Over the coming weeks, the Solidarity Movement will engage with federal and state-level politicians across over ten U.S. states. Their goal is to safeguard member interests, especially in sectors like agriculture, mining, and car manufacturing, which are beneficiaries of the AGOA agreement.

Their U.S. visit aims to shape American policy toward South Africa directly. Beyond meeting lawmakers, the Movement will interact with advocacy groups and U.S. media to discuss South African affairs. They emphasise that amid the African continent’s challenges, South Africa can remain a beacon of democracy and free-market economy.
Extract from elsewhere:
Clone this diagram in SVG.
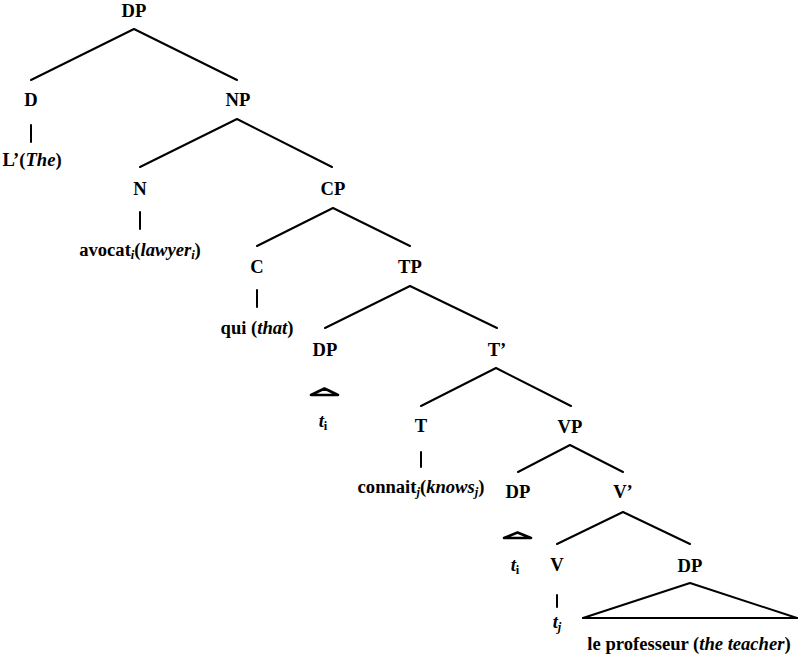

However, they stress the need for political change and international support for civil society, the private sector, and organisations fostering change in South Africa. The Solidarity Movement has called on the U.S. to:

1. Heighten pressure on the ANC, given its concerning alliances with nations like China and Russia.

2. Publicly condemn issues like corruption, power centralization within the ANC, and racially charged rhetoric.

3. Uphold strong economic ties, including AGOA, to bolster South Africa’s private sector and critics of the ANC.

4. Back civil groups and political opposition via moral and financial means, and offer them resources in the U.S.

5. Use international bodies, including the UN, to pressure the ANC.

The Solidarity Movement will also hold discussions with politicians in states like Texas, Michigan, Virginia, and South Carolina in the coming days.